Images should be left out, and everything else in the listing reproduced exactly.

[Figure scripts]
-.-.-

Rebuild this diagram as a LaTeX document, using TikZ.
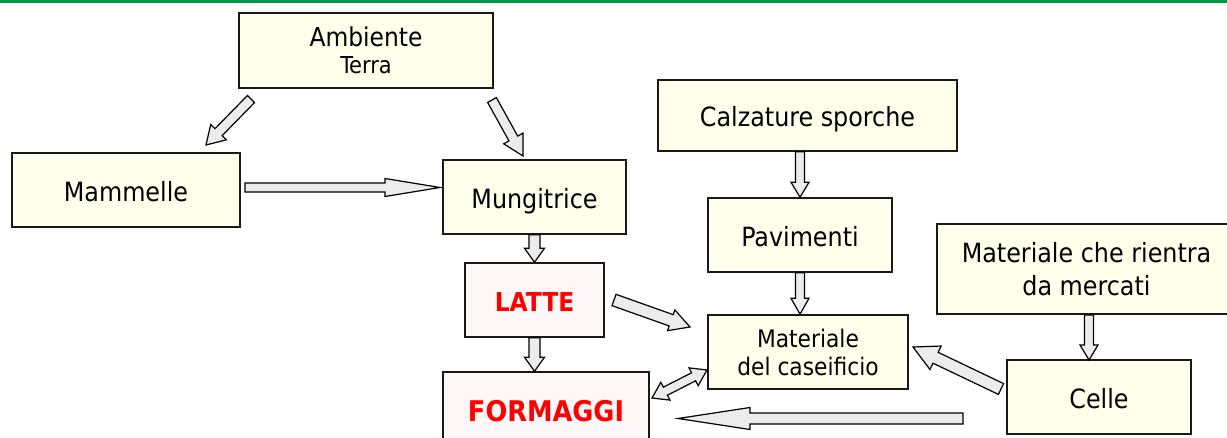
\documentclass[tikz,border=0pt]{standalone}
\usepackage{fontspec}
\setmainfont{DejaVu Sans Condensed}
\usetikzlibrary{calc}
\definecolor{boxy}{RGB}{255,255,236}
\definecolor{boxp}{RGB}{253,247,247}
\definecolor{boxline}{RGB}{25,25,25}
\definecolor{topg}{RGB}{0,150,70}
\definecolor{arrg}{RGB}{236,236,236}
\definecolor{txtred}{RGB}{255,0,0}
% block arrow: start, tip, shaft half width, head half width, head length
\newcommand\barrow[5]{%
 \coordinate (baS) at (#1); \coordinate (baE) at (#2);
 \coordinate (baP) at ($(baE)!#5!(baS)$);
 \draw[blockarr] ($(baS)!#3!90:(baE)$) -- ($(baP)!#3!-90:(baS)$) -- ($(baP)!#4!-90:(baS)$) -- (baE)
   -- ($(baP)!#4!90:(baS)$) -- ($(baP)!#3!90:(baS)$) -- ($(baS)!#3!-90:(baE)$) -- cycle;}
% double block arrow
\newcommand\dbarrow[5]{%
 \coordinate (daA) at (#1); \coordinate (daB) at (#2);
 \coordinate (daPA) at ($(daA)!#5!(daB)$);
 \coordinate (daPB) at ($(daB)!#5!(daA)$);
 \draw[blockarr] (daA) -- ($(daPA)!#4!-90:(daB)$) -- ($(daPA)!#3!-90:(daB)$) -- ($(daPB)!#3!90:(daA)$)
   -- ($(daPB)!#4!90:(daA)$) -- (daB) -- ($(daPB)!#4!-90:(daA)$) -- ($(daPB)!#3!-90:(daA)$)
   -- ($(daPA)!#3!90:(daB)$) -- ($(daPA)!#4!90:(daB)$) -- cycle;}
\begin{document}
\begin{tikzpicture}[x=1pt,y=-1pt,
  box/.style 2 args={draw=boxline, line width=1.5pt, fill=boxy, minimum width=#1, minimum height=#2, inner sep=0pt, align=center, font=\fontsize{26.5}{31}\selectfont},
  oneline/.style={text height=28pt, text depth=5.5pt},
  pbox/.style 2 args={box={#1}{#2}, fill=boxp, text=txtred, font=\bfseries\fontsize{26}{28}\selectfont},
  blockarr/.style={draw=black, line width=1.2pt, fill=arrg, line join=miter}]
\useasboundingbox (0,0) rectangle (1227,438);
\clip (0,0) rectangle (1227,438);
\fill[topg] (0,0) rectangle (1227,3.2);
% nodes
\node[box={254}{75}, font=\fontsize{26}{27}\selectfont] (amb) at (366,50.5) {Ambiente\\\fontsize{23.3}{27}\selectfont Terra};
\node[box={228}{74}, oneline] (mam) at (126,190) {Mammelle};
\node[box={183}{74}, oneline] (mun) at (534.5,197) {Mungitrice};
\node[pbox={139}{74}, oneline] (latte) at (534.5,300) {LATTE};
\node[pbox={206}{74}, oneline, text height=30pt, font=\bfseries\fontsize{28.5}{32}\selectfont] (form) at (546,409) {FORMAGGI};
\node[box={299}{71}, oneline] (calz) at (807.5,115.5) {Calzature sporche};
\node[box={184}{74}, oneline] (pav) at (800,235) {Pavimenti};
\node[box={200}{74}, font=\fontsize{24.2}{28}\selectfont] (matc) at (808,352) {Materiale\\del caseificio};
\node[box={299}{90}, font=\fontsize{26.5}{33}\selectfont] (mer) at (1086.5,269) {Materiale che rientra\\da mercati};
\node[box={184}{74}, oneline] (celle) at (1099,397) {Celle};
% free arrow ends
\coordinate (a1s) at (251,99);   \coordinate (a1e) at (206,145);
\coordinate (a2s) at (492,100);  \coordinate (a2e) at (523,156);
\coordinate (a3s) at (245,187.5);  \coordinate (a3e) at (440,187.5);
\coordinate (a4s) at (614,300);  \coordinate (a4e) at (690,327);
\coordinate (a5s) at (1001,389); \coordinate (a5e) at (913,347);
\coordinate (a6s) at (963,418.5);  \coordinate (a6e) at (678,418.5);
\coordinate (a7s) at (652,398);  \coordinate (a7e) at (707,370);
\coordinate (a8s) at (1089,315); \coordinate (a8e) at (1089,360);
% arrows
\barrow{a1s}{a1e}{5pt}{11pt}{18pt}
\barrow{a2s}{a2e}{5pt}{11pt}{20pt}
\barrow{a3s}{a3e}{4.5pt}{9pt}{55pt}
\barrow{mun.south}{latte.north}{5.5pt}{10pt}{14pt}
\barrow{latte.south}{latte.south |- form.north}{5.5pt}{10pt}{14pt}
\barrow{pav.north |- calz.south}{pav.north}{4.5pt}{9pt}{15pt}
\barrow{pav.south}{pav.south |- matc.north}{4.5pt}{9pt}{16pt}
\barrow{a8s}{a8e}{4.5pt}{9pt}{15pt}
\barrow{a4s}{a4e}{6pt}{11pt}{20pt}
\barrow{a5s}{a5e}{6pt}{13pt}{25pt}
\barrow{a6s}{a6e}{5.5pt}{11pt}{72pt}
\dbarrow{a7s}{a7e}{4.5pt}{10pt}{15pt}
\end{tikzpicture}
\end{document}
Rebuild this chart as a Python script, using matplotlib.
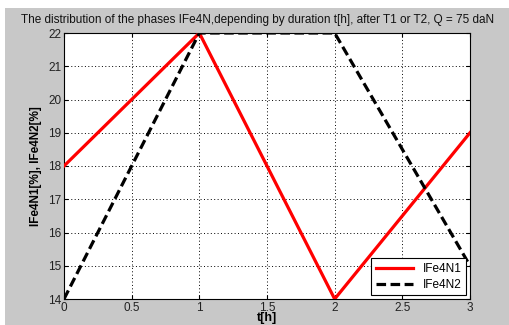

-.-.-

> _OUTPUT BELOW_:
Rebuild this diagram as a LaTeX document, using TikZ.
\documentclass[tikz,border=0pt]{standalone}
\usepackage{fontspec}
\setmainfont{DejaVu Sans Condensed}
\usetikzlibrary{calc}
\definecolor{boxy}{RGB}{255,255,236}
\definecolor{boxp}{RGB}{253,247,247}
\definecolor{boxline}{RGB}{25,25,25}
\definecolor{topg}{RGB}{0,150,70}
\definecolor{arrg}{RGB}{236,236,236}
\definecolor{txtred}{RGB}{255,0,0}
% block arrow: start, tip, shaft half width, head half width, head length
\newcommand\barrow[5]{%
 \coordinate (baS) at (#1); \coordinate (baE) at (#2);
 \coordinate (baP) at ($(baE)!#5!(baS)$);
 \draw[blockarr] ($(baS)!#3!90:(baE)$) -- ($(baP)!#3!-90:(baS)$) -- ($(baP)!#4!-90:(baS)$) -- (baE)
   -- ($(baP)!#4!90:(baS)$) -- ($(baP)!#3!90:(baS)$) -- ($(baS)!#3!-90:(baE)$) -- cycle;}
% double block arrow
\newcommand\dbarrow[5]{%
 \coordinate (daA) at (#1); \coordinate (daB) at (#2);
 \coordinate (daPA) at ($(daA)!#5!(daB)$);
 \coordinate (daPB) at ($(daB)!#5!(daA)$);
 \draw[blockarr] (daA) -- ($(daPA)!#4!-90:(daB)$) -- ($(daPA)!#3!-90:(daB)$) -- ($(daPB)!#3!90:(daA)$)
   -- ($(daPB)!#4!90:(daA)$) -- (daB) -- ($(daPB)!#4!-90:(daA)$) -- ($(daPB)!#3!-90:(daA)$)
   -- ($(daPA)!#3!90:(daB)$) -- ($(daPA)!#4!90:(daB)$) -- cycle;}
\begin{document}
\begin{tikzpicture}[x=1pt,y=-1pt,
  box/.style 2 args={draw=boxline, line width=1.5pt, fill=boxy, minimum width=#1, minimum height=#2, inner sep=0pt, align=center, font=\fontsize{26.5}{31}\selectfont},
  oneline/.style={text height=28pt, text depth=5.5pt},
  pbox/.style 2 args={box={#1}{#2}, fill=boxp, text=txtred, font=\bfseries\fontsize{26}{28}\selectfont},
  blockarr/.style={draw=black, line width=1.2pt, fill=arrg, line join=miter}]
\useasboundingbox (0,0) rectangle (1227,438);
\clip (0,0) rectangle (1227,438);
\fill[topg] (0,0) rectangle (1227,3.2);
% nodes
\node[box={254}{75}, font=\fontsize{26}{27}\selectfont] (amb) at (366,50.5) {Ambiente\\\fontsize{23.3}{27}\selectfont Terra};
\node[box={228}{74}, oneline] (mam) at (126,190) {Mammelle};
\node[box={183}{74}, oneline] (mun) at (534.5,197) {Mungitrice};
\node[pbox={139}{74}, oneline] (latte) at (534.5,300) {LATTE};
\node[pbox={206}{74}, oneline, text height=30pt, font=\bfseries\fontsize{28.5}{32}\selectfont] (form) at (546,409) {FORMAGGI};
\node[box={299}{71}, oneline] (calz) at (807.5,115.5) {Calzature sporche};
\node[box={184}{74}, oneline] (pav) at (800,235) {Pavimenti};
\node[box={200}{74}, font=\fontsize{24.2}{28}\selectfont] (matc) at (808,352) {Materiale\\del caseificio};
\node[box={299}{90}, font=\fontsize{26.5}{33}\selectfont] (mer) at (1086.5,269) {Materiale che rientra\\da mercati};
\node[box={184}{74}, oneline] (celle) at (1099,397) {Celle};
% free arrow ends
\coordinate (a1s) at (251,99);   \coordinate (a1e) at (206,145);
\coordinate (a2s) at (492,100);  \coordinate (a2e) at (523,156);
\coordinate (a3s) at (245,187.5);  \coordinate (a3e) at (440,187.5);
\coordinate (a4s) at (614,300);  \coordinate (a4e) at (690,327);
\coordinate (a5s) at (1001,389); \coordinate (a5e) at (913,347);
\coordinate (a6s) at (963,418.5);  \coordinate (a6e) at (678,418.5);
\coordinate (a7s) at (652,398);  \coordinate (a7e) at (707,370);
\coordinate (a8s) at (1089,315); \coordinate (a8e) at (1089,360);
% arrows
\barrow{a1s}{a1e}{5pt}{11pt}{18pt}
\barrow{a2s}{a2e}{5pt}{11pt}{20pt}
\barrow{a3s}{a3e}{4.5pt}{9pt}{55pt}
\barrow{mun.south}{latte.north}{5.5pt}{10pt}{14pt}
\barrow{latte.south}{latte.south |- form.north}{5.5pt}{10pt}{14pt}
\barrow{pav.north |- calz.south}{pav.north}{4.5pt}{9pt}{15pt}
\barrow{pav.south}{pav.south |- matc.north}{4.5pt}{9pt}{16pt}
\barrow{a8s}{a8e}{4.5pt}{9pt}{15pt}
\barrow{a4s}{a4e}{6pt}{11pt}{20pt}
\barrow{a5s}{a5e}{6pt}{13pt}{25pt}
\barrow{a6s}{a6e}{5.5pt}{11pt}{72pt}
\dbarrow{a7s}{a7e}{4.5pt}{10pt}{15pt}
\end{tikzpicture}
\end{document}
Rebuild this chart as a Python script, using matplotlib.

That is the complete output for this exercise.